Anthony Cicone wasn’t looking for retail installment contracts. They came looking for him. It started, he explained, when someone called him to find out if he would factor such contracts. While he could not find a traditional factor interested in the project, he did find a funding source willing to fund the contracts for his client
The installments were essentially unsecured “They relate to programs that open the door to college education for prospective college students by providing an array of services for them,” Cicone explained “The company helps them to prepare for scholastic exams. It does major college searches and career searches, and it helps them with financial aid planning. It also helps them find sports and/or academic scholarships.”
The company first contacted Cicone two years ago. “I had them approved by another funding source and had everything in place and subsequent to that they acquired or merged with another company and had a new management team in place. The new managers decided not to use the funding.”
Between then and sometime later, Cicone became familiar with a funding company that has worked for several years with cash flow brokers. “I called back a few months ago,” said Cicone, “and learned that the company was once again interested in financing. I contacted the original funding source, but they said no, so I went to this other funding company. They had questions, but we eventually worked through it.”

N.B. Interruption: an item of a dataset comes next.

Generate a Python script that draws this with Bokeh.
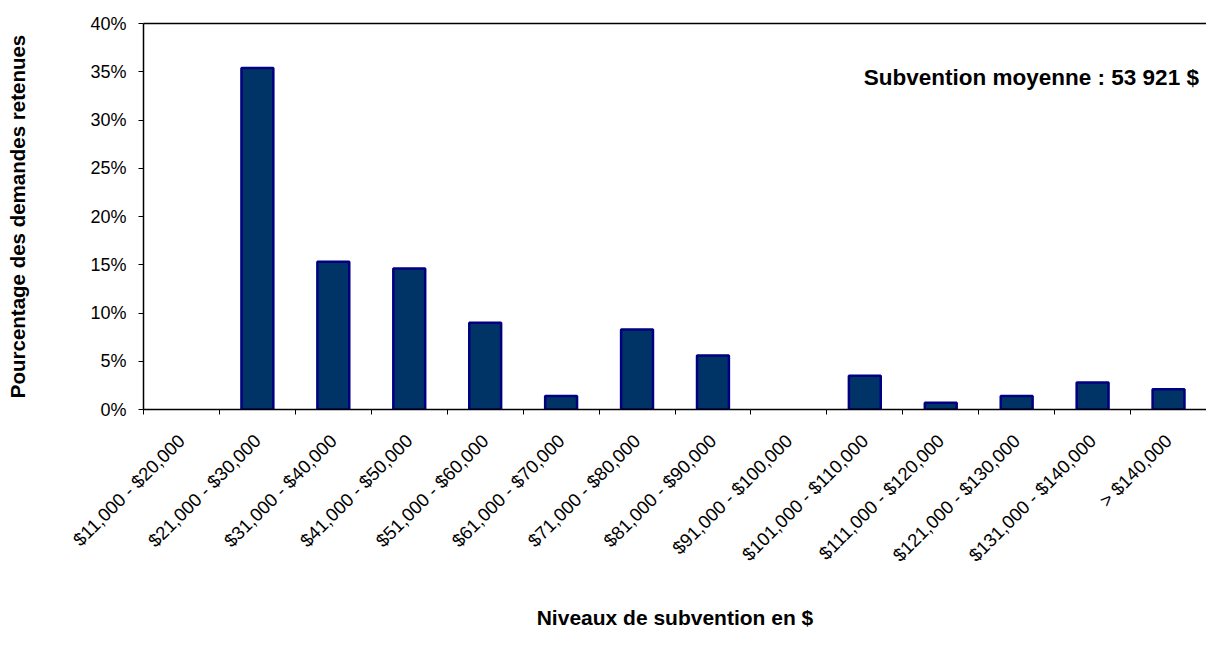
from math import pi
from bokeh.plotting import figure
from bokeh.models import Range1d, FixedTicker, PrintfTickFormatter, Label, LinearAxis, ColumnDataSource
from bokeh.embed import file_html
from bokeh.resources import INLINE

categories = ["$11,000 - $20,000", "$21,000 - $30,000", "$31,000 - $40,000", "$41,000 - $50,000",
              "$51,000 - $60,000", "$61,000 - $70,000", "$71,000 - $80,000", "$81,000 - $90,000",
              "$91,000 - $100,000", "$101,000 - $110,000", "$111,000 - $120,000", "$121,000 - $130,000",
              "$131,000 - $140,000", "> $140,000"]
percent = [0.0, 35.4, 15.3, 14.6, 9.0, 1.4, 8.3, 5.6, 0.0, 3.5, 0.7, 1.4, 2.8, 2.1]
y_ticks = [0, 5, 10, 15, 20, 25, 30, 35, 40]

FONT = "Liberation Sans"

centers = [i + 0.5 for i in range(len(categories))]
# empty classes draw nothing
keep = [i for i, v in enumerate(percent) if v > 0]
source = ColumnDataSource(dict(x=[centers[i] for i in keep], top=[percent[i] for i in keep]))

p = figure(width=1206, height=632, output_backend="svg", toolbar_location=None,
           x_range=Range1d(0, len(categories)), y_range=Range1d(0, 40),
           min_border_left=143, min_border_right=0, min_border_top=23, min_border_bottom=20)
p.outline_line_color = None
p.xgrid.grid_line_color = None
p.ygrid.grid_line_color = None

p.vbar(x="x", top="top", bottom=0, width=0.42, source=source,
       fill_color="#003366", line_color="#000080", line_width=2.5)

# x axis: labels at category centres, tick marks at category boundaries (minor ticks)
xa = p.xaxis[0]
xa.ticker = FixedTicker(ticks=centers, minor_ticks=list(range(len(categories) + 1)))
xa.major_label_overrides = {c: lab for c, lab in zip(centers, categories)}
xa.major_tick_line_color = None
xa.minor_tick_line_color = "black"
xa.minor_tick_in = 0
xa.minor_tick_out = 5
xa.axis_line_color = "black"
xa.axis_line_width = 1.5
xa.major_label_orientation = pi / 4
xa.major_label_text_font = FONT
xa.major_label_text_font_size = "18.5px"
xa.major_label_text_color = "black"
xa.major_label_standoff = 22
xa.axis_label = "Niveaux de subvention en $"
xa.axis_label_text_font = FONT
xa.axis_label_text_font_style = "bold"
xa.axis_label_text_font_size = "21px"
xa.axis_label_text_color = "black"
xa.axis_label_standoff = 30

ya = p.yaxis[0]
ya.ticker = FixedTicker(ticks=y_ticks, minor_ticks=[])
ya.formatter = PrintfTickFormatter(format="%d%%")
ya.major_tick_in = 0
ya.major_tick_out = 5
ya.major_tick_line_color = "black"
ya.axis_line_color = "black"
ya.axis_line_width = 1.5
ya.major_label_text_font = FONT
ya.major_label_text_font_size = "18px"
ya.major_label_text_color = "black"
ya.major_label_standoff = 12
ya.axis_label = "Pourcentage des demandes retenues"
ya.axis_label_text_font = FONT
ya.axis_label_text_font_style = "bold"
ya.axis_label_text_font_size = "20.5px"
ya.axis_label_text_color = "black"
ya.axis_label_standoff = 58

# top border line of the plot area
top = LinearAxis(ticker=FixedTicker(ticks=[]), major_label_text_font_size="0px",
                 axis_line_color="black", axis_line_width=1.5,
                 major_tick_line_color=None, minor_tick_line_color=None)
p.add_layout(top, "above")

p.add_layout(Label(x=13.9, y=34.4, text="Subvention moyenne : 53 921 $",
                   text_font=FONT, text_font_style="bold", text_font_size="22.5px",
                   text_align="right", text_baseline="middle", text_color="black"))

open("out.html", "w").write(file_html(p, INLINE))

The advantage Cicone has found in working with this particular funding company is that it does more than just purchase the installment contracts. It also services the contracts and, if necessary, “has the potential to become a three part deal as a collection agency,” Cicone said. He is paid separate commissions on each element of the deal: the purchase of the contracts, the servicing and, if necessary, the collection services. He receives a percentage of the profit on each contract and a separate percentage for servicing of the contract.
Cicone’s responsibility in developing the deals was, he says, “marketing the service. I put up a nice Web site and answered preliminary questions. This particular funding company did a good job of getting the client the money. At first the time table wasn’t working out, but the funding company got them the money when they needed it.
With the client doing about $1 million in funding each month and Cicone receiving a percentage of that amount for his first commission, he’s very pleased with the amount of money he’s making, especially after adding the commission he receives for the servicing of the contracts.
Needless to say, he is looking for additional deals like this one but acknowledges the biggest road block is that many of the companies and organizations he has called already have their own financing plan in place. Factors can be some of the best sources for referrals, Cicone said, and being able to name a referral source gives the broker credibility.
“I have a friend, and he and his dad have a business where they sell these refuse trucks. They are interested in doing some leasing, so I am looking more in that direction since I have a contact right in place. I would like to do more of these consumer contracts, however,” Cicone said. “It is a very productive market to work".